Pizzamon is a fantasy story about a young adventurer doing battle with, and fighting against, imaginary creatures. After you create your trusty Pizzamon, a pizza who does battle for you, you get the chance to compete in the Chef Championships. Side by side with your Pizzamon, you must battle to collect badges from Grand Chefs who reside in various villages that you discover during your journey. Each village has a badge based on the zone that they are located in, for example the Winter Badge, Mountain Badge and Water Badge. Not only must you defeat the Grand Chefs but you will have to fight others who are also trying to get the badges that you need to win. You will fight other competitors, chefs, and Grand Chefs in your quest to make it to the top. Along the way you will encounter many different characters in this retro style RPG adventure game.
It is available for Pc, MacOS, and Linux.
Can be played here:
This one looks pretty nice
Really nice art style. Good luck with game.
Overall, this is wonderful. Great artstyle and music, and I love the spin on old Pokemon games.
- I really liked the movie theater opening.
- Art style is wonderful.
- Stellar music. You know the music has been done well when it doesn’t quickly become annoying.
- I love the Mario reference. Just watch out for Nintendo’s lawyers! Just kidding.
- The movement controls on the map are awesome.
- The theme of the game is great. Who doesn’t love pizza?
- The intro screens (company name, epilepsy warning, made with MonoGame) last rather long and are unskippable.
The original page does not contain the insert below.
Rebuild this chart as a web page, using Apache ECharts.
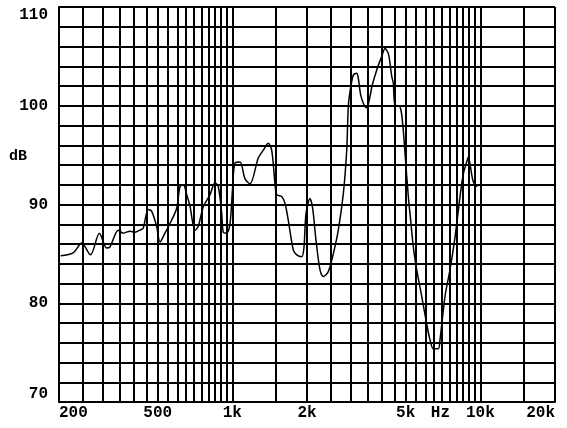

Consider making them skippable by pressing A or the space bar or whatever.
- Rather than alternating between keyboard and gamepad input icons, consider showing one or the other depending on which input type was most recently used.
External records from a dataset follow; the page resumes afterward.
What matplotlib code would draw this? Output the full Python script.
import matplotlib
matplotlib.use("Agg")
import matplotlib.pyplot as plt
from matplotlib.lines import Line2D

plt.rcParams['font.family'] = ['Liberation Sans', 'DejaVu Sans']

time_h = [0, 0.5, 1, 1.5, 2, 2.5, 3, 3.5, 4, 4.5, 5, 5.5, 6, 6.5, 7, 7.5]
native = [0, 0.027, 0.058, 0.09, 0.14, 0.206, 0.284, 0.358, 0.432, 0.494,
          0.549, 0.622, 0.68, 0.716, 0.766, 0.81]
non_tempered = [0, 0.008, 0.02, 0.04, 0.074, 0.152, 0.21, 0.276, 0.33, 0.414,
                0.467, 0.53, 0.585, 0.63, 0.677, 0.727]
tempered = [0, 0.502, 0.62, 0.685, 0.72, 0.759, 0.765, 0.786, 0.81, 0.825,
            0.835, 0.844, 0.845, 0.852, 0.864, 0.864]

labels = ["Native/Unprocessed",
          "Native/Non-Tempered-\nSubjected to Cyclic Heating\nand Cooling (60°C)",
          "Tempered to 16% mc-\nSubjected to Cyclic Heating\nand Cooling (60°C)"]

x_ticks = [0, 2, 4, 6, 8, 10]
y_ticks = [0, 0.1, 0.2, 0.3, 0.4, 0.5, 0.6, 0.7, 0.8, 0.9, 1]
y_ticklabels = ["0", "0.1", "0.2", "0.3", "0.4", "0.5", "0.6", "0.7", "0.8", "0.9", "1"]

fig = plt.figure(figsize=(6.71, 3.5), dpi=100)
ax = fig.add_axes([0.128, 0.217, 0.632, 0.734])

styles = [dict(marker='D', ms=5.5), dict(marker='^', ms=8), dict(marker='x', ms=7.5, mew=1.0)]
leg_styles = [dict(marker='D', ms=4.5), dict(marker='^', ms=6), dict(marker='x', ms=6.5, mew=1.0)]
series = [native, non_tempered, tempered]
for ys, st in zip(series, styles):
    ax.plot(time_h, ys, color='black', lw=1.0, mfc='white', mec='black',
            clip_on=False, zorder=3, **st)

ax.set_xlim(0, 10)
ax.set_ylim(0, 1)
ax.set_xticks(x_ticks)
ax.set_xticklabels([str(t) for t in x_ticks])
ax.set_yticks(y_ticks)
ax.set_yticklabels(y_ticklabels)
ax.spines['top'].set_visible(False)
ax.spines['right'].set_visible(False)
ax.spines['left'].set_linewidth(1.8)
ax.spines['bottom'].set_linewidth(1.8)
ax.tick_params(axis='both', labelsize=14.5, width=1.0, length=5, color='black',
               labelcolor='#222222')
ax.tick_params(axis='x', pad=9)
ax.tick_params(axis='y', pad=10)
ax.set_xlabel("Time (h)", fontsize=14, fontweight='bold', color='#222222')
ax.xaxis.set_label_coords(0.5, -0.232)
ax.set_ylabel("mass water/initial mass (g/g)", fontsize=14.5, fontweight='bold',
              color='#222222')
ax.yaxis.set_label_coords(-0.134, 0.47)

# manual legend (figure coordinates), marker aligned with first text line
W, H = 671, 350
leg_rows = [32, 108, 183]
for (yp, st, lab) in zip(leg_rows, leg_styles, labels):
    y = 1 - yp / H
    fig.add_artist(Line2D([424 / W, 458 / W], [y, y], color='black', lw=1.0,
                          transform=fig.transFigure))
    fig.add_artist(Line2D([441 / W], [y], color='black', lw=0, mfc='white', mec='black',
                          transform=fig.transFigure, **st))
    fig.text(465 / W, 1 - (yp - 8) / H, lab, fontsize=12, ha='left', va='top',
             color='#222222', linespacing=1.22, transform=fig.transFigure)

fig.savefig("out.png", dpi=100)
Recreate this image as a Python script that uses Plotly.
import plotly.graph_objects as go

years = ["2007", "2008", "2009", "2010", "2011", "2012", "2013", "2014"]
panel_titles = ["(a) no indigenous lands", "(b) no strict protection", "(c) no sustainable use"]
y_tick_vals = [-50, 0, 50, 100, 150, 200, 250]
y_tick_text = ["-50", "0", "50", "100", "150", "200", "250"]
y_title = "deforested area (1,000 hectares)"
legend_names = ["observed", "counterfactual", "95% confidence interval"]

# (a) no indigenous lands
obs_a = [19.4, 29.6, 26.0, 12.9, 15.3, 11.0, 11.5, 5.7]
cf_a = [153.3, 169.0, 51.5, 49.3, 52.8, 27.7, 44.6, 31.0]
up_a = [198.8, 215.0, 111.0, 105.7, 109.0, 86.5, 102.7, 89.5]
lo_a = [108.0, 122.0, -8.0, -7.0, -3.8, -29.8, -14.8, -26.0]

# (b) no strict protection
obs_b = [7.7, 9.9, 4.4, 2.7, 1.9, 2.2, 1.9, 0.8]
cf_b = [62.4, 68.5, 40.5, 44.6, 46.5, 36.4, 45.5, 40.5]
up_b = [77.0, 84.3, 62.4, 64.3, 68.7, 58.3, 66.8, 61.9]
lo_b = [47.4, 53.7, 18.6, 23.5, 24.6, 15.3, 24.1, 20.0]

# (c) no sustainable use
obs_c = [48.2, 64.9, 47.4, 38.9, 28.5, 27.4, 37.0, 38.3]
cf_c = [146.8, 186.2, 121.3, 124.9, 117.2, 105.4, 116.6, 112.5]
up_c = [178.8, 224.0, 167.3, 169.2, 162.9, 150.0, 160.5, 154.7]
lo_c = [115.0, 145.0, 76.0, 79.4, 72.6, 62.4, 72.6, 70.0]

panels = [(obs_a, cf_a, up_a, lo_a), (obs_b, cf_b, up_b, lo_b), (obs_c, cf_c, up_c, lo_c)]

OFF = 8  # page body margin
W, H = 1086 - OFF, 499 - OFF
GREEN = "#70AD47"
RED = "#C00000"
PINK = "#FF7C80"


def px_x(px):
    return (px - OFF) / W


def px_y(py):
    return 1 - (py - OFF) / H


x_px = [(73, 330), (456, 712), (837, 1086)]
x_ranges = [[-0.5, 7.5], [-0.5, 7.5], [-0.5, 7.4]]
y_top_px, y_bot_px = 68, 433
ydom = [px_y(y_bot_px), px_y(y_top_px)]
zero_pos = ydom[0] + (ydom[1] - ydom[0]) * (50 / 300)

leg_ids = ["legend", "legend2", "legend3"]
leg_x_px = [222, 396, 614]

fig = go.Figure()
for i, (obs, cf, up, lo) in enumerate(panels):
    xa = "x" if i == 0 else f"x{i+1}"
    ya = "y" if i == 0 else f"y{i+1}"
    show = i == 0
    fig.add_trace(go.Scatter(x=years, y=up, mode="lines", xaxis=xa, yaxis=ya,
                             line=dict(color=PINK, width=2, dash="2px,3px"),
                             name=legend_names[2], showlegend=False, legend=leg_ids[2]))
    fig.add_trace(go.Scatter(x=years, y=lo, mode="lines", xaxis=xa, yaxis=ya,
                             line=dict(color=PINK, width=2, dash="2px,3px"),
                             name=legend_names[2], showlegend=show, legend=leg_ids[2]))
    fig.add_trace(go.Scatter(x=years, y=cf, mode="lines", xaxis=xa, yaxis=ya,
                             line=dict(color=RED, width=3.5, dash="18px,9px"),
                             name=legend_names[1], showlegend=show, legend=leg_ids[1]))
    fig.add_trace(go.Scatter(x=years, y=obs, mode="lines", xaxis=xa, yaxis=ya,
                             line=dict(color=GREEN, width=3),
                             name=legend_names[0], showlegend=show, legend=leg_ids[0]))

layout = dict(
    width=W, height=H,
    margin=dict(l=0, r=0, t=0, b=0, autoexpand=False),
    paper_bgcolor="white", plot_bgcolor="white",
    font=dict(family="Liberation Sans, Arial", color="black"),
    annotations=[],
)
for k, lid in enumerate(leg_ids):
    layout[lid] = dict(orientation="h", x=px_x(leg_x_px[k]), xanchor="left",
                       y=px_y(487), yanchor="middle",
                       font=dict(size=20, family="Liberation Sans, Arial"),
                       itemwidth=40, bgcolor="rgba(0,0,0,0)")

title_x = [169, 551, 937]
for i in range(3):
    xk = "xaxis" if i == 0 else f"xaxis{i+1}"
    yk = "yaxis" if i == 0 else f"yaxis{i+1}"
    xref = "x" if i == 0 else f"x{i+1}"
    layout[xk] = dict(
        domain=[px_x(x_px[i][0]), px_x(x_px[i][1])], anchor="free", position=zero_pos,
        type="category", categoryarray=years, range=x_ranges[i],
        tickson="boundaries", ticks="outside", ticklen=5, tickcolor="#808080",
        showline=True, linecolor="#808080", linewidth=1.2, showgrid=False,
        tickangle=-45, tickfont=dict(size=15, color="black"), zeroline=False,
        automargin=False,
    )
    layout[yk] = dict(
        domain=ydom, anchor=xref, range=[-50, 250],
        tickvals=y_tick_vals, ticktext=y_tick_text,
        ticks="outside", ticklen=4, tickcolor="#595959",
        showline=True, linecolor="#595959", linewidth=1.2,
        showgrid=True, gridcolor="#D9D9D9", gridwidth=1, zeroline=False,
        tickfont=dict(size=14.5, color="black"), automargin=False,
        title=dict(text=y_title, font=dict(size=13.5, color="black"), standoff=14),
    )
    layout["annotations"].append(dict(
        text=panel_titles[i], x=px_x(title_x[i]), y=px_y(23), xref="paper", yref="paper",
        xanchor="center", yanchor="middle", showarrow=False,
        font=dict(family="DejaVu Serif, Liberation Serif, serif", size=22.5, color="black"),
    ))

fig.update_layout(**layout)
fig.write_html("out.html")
- Minor suggestion: consider allowing selection wrapping in the pause menu (as in, moving up when at the top option moves the cursor to the bottom, and vice versa).
- On gamepad, it’s a little weird that X is cancel instead of B. Also, it might be good to have remappable controls.
- It was a little jarring seeing a cuss word in what seems to be an otherwise kid-friendly game.
- There’s a rock next to a person’s house that doesn’t have the right transparency (in the image below, it’s the rock to the right of the player. When you walk onto it, a green square covers most of the player):
- I’m a little disappointed that I can’t inspect items for a description of them (i.e. walk up to a TV, press A, and it says something like “it’s a TV. A commercial showing a happy family is playing.”) However, it’s probably better that that feature isn’t there, so I don’t waste so much time going up to every little thing and trying to press A on it.
- Not a criticism, but just wondering why one of the seagulls goes “woof!” Was thinking at first that it was a very bizarre-looking dog.
- There were one or two typos.
- Consider adding a dedicated map button.
- Definitely consider adding a run button to speed up movement.
- Battles are too slow-paced. In particular, the “Player turn!” and “Enemy turn” text stays on screen too long and can’t be skipped.
- In my first battle with a rock, sometimes on the enemy’s turn a set of sunglasses would appear over my pizzamon. With no text describing what happened, I had no idea what that was supposed to indicate.
- Not being able to save anywhere is pretty antiquated.
Overall, this game seems to have a lot of potential. In particular, the music is probably what impressed me the most, followed by the art style. The gameplay has potential as well. Great work!
Can you make it open source?
I think many people want to contribute!
What is the reason you don’t make it open source?
You will stil decide what features (from contributors) are added or not if you maiintain it on github.
Please think about it!
Most people don’t open-source their games, especially if they’re ever planning on making money off of it. And even for people planning on releasing a game for free, there often isn’t much or any benefit to be had from trying to make it open source. Getting people interested in collaborating would be hard, and managing PRs would take extra time that wouldn’t need to be worried about if the game were kept closed source.